Arti Bali
New Delhi, Jan 29 (UNI) India’s pharmaceutical industry has urged the government to implement sweeping direct tax reforms in the union Budget 2026-27, emphasising the need for stronger incentives for research and development (R&D), domestic API manufacturing, and simplified compliance to improve the ease of doing business.
With Finance Minister Nirmala Sitharaman set to present the Budget on February 1, industry stakeholders are closely watching policy measures that could shape the future of India’s manufacturing and infrastructure sectors.
In pre-Budget recommendations submitted to the Finance Ministry, the Indian Drug Manufacturers’ Association (IDMA) called for restoring tax incentives for in-house research, easing compliance burdens, and resolving long-standing disputes to reinforce India’s position as the “pharmacy of the world.”
The association requested reinstatement of a 200% weighted tax deduction for in-house R&D expenditure under the proposed Income Tax Bill, 2025, highlighting its importance for innovation, drug discovery, and self-reliance. It suggested that the benefit be available to companies opting for the concessional corporate tax regime.
IDMA further recommended that regulatory approval costs and pre-clinical and clinical trial expenses be explicitly treated as eligible R&D expenditure and called for accelerated depreciation or capitalization benefits for land and buildings used exclusively for approved research facilities.
To reduce dependence on imported active pharmaceutical ingredients (APIs), IDMA proposed, “Dedicated capital expenditure incentives for bulk-drug manufacturing, including a possible 150% deduction for investments in greenfield API plants.”
The association also urged the government to “remove provisions disallowing tax deductions for delayed payments to micro and small enterprises, rationalize Tax Deducted at Source (TDS) provisions and mandate time-bound disposal of income tax appeals along with automated monitoring of departmental delays.
It further recommended that refunds not be adjusted against tax demands already stayed by authorities and that statutory timelines be prescribed for the issuance of refunds.
Other proposals included aligning depreciation rates under tax law with the Companies Act, withdrawing income computation and disclosure standards (ICDS) to reduce litigation, and eliminating redundant inventory valuation rules after the introduction of GST.
IDMA also suggested a 20 pc deduction on export revenue to regulated markets such as the US and EU, deductions for employee contributions to the National Pension System and medical insurance under the new tax regime, carry-forward of long-term capital losses, and extending deadlines for belated and revised tax returns.
The association emphasised that these measures would improve liquidity, reduce litigation, and enhance India’s global competitiveness at a time when the pharmaceutical sector faces rising costs and uncertainty.
Beyond pharmaceuticals, experts highlighted the importance of energy transition and infrastructure investment.
Alok Kumar, DG, All India Discoms Association and former power secretary proposed specific deduction or additional incentive for companies investing in API/bulk-drug manufacturing (extra weighted deduction for such investment or setting up green-field API plant).
The new Bill could include a provision that, for a defined period, companies investing in API/bulk drug manufacturing enjoy e.g., 150% deduction of such capital expenditure.
Bhavna Tyagi, Programme Lead at CEEW, said that while the PM Surya Ghar Muft Bijli Yojana has achieved nearly 27% of its 10-million-household target, Budget 2026-27 must focus on additional fund allocations, grid modernization, digital integration between state Discoms and the National Portal, and addressing domestic content requirement (DCR) supply chain bottlenecks.
Disha Agarwal, Senior Programme Lead at CEEW, added that India must aim for 600 GW of renewables in the next five years, requiring a sixfold increase in grid flexibility, with funding for workforce upskilling, R&D in energy storage, solarizing agricultural demand, and incentives to make decentralized energy solutions affordable.
For infrastructure and manufacturing, sustained public investment remains essential.
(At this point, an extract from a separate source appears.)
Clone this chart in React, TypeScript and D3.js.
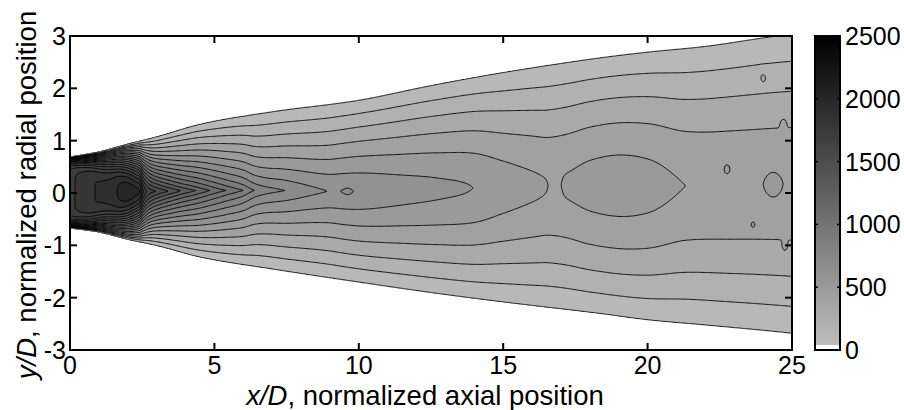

Nikhil Mansukhani, Managing Director of MAN Industries (India) Ltd., stressed the importance of front-loaded and predictable capital expenditure in water supply, irrigation, energy infrastructure, and city gas distribution to stabilize order pipelines and reduce working capital stress.
He highlighted challenges from steel price volatility and raw material availability and called for policy interventions to secure resources, promote decarbonized steel production, and incentivize value-added manufacturing under the Make in India framework.
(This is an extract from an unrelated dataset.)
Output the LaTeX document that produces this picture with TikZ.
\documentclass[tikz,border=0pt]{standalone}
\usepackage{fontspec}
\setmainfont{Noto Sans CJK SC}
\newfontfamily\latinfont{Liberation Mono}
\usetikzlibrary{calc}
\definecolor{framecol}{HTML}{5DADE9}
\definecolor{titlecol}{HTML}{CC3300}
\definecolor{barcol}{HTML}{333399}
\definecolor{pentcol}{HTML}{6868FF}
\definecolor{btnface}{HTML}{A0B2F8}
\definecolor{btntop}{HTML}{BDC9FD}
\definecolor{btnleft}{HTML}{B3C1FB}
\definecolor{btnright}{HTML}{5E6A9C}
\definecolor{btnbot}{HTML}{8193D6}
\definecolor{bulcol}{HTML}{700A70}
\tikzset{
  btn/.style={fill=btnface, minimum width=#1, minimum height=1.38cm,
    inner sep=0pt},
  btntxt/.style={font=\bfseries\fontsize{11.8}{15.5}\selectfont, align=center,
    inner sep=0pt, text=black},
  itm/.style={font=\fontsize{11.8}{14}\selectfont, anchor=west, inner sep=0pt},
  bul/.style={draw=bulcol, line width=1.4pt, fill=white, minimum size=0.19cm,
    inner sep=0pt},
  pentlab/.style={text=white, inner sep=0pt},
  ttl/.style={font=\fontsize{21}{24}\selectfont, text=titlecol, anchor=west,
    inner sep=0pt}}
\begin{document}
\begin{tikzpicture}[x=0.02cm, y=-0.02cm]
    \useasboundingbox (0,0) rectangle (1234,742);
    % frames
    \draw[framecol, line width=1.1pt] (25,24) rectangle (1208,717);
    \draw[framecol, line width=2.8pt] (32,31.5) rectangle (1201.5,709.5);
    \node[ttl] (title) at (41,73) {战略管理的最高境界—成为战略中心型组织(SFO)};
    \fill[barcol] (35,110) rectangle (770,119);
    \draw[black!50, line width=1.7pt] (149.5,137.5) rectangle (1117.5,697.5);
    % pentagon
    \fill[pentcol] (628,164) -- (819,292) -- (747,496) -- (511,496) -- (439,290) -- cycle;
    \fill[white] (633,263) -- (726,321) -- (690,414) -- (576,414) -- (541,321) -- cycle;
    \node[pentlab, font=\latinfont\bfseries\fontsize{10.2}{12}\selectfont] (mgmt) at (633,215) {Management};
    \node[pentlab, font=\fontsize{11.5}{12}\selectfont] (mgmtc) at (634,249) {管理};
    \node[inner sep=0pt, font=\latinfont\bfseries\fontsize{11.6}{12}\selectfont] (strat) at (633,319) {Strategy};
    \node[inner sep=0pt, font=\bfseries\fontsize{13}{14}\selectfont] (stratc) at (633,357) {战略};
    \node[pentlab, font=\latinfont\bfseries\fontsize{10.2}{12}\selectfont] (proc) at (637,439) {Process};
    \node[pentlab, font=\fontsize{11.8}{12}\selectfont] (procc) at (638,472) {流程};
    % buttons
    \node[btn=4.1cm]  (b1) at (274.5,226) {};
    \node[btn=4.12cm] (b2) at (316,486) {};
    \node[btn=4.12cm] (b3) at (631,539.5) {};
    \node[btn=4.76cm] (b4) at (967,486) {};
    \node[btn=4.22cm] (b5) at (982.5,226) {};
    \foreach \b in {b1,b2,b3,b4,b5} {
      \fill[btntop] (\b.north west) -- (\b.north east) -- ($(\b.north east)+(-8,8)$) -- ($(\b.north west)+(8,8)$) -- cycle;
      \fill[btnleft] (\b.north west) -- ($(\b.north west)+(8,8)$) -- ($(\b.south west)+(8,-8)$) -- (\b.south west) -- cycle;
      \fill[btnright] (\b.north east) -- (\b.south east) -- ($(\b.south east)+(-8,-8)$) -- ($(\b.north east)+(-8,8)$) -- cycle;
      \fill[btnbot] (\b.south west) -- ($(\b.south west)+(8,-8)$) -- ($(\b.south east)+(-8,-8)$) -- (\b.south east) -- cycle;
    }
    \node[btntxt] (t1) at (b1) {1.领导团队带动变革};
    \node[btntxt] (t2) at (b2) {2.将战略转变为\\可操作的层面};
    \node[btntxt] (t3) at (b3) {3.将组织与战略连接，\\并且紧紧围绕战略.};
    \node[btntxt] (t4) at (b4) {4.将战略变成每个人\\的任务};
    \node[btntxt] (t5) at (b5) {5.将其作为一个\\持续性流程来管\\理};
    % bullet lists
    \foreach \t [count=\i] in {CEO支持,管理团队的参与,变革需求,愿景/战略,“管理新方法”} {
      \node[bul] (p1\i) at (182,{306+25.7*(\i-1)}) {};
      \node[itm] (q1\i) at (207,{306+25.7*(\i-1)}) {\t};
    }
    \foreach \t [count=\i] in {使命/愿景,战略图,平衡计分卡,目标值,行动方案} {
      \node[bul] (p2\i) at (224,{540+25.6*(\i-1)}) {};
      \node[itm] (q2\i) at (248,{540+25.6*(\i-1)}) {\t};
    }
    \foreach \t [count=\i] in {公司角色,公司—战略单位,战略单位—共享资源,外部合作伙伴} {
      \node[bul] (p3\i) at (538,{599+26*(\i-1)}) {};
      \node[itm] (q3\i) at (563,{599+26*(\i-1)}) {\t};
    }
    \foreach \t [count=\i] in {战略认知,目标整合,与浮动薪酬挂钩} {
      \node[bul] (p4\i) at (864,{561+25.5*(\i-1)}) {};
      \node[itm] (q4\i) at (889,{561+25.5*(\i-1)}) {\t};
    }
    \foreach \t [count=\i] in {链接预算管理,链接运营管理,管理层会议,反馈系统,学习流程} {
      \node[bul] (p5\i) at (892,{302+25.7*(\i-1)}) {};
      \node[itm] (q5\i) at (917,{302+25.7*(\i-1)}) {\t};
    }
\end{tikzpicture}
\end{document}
Faster GST refunds, better access to working capital, and simplified compliance were also cited as critical for operational efficiency. The capital goods sector is expected to benefit mainly from high public capital expenditure, with government spending rising 28% YoY to Rs 6.6 trillion between April and November 2025.
Strong order inflows continue in highways, railways, transmission, and defense projects, while private industrial capex is gradually improving.
Key challenges include execution delays, high working capital requirements, margin pressures, and dependence on public sector orders.